**Data excerpt**.
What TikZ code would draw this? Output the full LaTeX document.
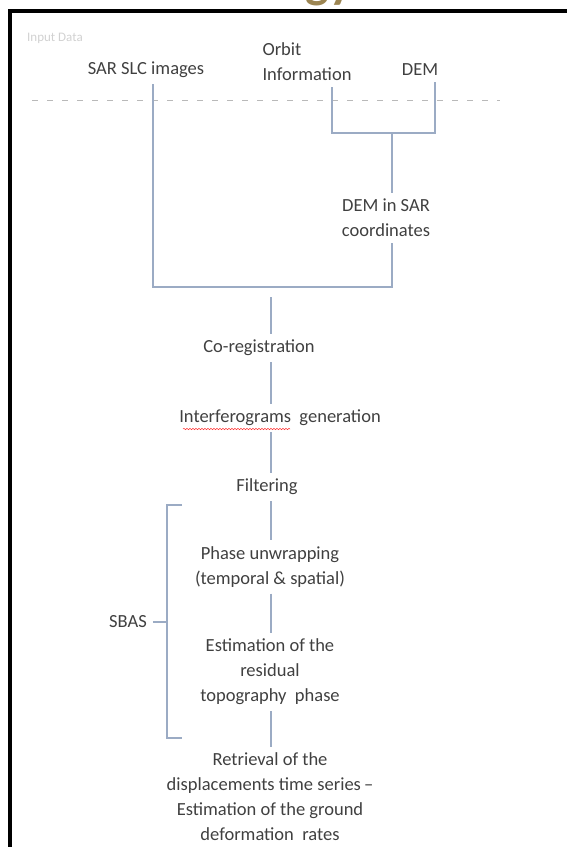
\documentclass[tikz,border=0pt]{standalone}
\usepackage{fontspec}
\setmainfont{Carlito}
\usetikzlibrary{decorations.pathmorphing}

\definecolor{textgrey}{RGB}{64,64,64}
\definecolor{linkblue}{RGB}{155,171,196}
\definecolor{titlegold}{RGB}{156,133,82}

\begin{document}
\begin{tikzpicture}[x=1pt, y=-1pt]
    \tikzstyle{every node} = [font=\fontsize{18.5}{25}\selectfont, text=textgrey, align=center, inner sep=6pt]
    \tikzstyle{link} = [linkblue, line width=1.3pt]
    \useasboundingbox (0,0) rectangle (567,847);

    % frame and cut title
    \node [anchor=base, text=titlegold, font=\fontsize{50}{50}\selectfont\bfseries] (title) at (329,-3) {gy};
    \draw [line width=4pt] (10,847) -- (10,11) -- (567,11);

    % input data
    \node [anchor=west, text=black!18, font=\fontsize{13}{15}\selectfont, inner sep=0pt] (input) at (27,38) {Input Data};
    \draw [gray!55, line width=1pt, dash pattern=on 6pt off 9pt] (32,100) -- (500,100);

    \node (sar) at (146,70) {SAR SLC images};
    \node [align=left] (orbit) at (307,62) {Orbit\\Information};
    \node (dem) at (420,70) {DEM};
    \node (demsar) at (386,218) {DEM in SAR\\coordinates};

    \coordinate (split) at (392,133);
    \coordinate (demtop) at (435,133);
    \coordinate (sarfoot) at (153,287);
    \coordinate (demfoot) at (392,287);
    \coordinate (spine) at (271,297);

    \draw [link] ([xshift=25pt]orbit.south) |- (demtop) -- ([xshift=15pt]dem.south);
    \draw [link] (split) -- ([xshift=6pt]demsar.north);
    \draw [link] ([xshift=7pt]sar.south) -- (sarfoot) -- (demfoot) -- ([xshift=6pt]demsar.south);

    % processing chain
    \node (coreg) at (259,348) {Co-registration};
    \node (interf) at (280,418) {Interferograms\ \ generation};
    \node (filt) at (267,487) {Filtering};
    \node (unwrap) at (270,567) {Phase unwrapping\\(temporal \& spatial)};
    \node (resid) at (270,672) {Estimation of the\\residual\\topography\ \ phase};
    \node (retr) at (270,797) {Retrieval of the\\displacements time series\,--\\Estimation of the ground\\deformation\ \ rates};

    \draw [link] (spine) -- (coreg.north -| spine);
    \foreach \a/\b in {coreg/interf, interf/filt, filt/unwrap, unwrap/resid, resid/retr}
      \draw [link] (\a.south -| spine) -- (\b.north -| spine);

    \draw [red!80, line width=0.5pt, decorate, decoration={snake, amplitude=0.7pt, segment length=3pt}] (183,429) -- (290,429);

    % SBAS bracket
    \node (sbas) at (128,622) {SBAS};
    \draw [link] (182,505) -- (167,505) -- (167,738) -- (182,738);
    \draw [link] (sbas.east) -- (167,622);
  \end{tikzpicture}
\end{document}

**Problem details**. Extract, word for word, each line from the top of the data down to and including the line with "(demsar) at (386,218)"; skip the pictures.

**Answer to the task**.
What TikZ code would draw this? Output the full LaTeX document.
\documentclass[tikz,border=0pt]{standalone}
\usepackage{fontspec}
\setmainfont{Carlito}
\usetikzlibrary{decorations.pathmorphing}

\definecolor{textgrey}{RGB}{64,64,64}
\definecolor{linkblue}{RGB}{155,171,196}
\definecolor{titlegold}{RGB}{156,133,82}

\begin{document}
\begin{tikzpicture}[x=1pt, y=-1pt]
    \tikzstyle{every node} = [font=\fontsize{18.5}{25}\selectfont, text=textgrey, align=center, inner sep=6pt]
    \tikzstyle{link} = [linkblue, line width=1.3pt]
    \useasboundingbox (0,0) rectangle (567,847);

    % frame and cut title
    \node [anchor=base, text=titlegold, font=\fontsize{50}{50}\selectfont\bfseries] (title) at (329,-3) {gy};
    \draw [line width=4pt] (10,847) -- (10,11) -- (567,11);

    % input data
    \node [anchor=west, text=black!18, font=\fontsize{13}{15}\selectfont, inner sep=0pt] (input) at (27,38) {Input Data};
    \draw [gray!55, line width=1pt, dash pattern=on 6pt off 9pt] (32,100) -- (500,100);

    \node (sar) at (146,70) {SAR SLC images};
    \node [align=left] (orbit) at (307,62) {Orbit\\Information};
    \node (dem) at (420,70) {DEM};
    \node (demsar) at (386,218) {DEM in SAR\\coordinates};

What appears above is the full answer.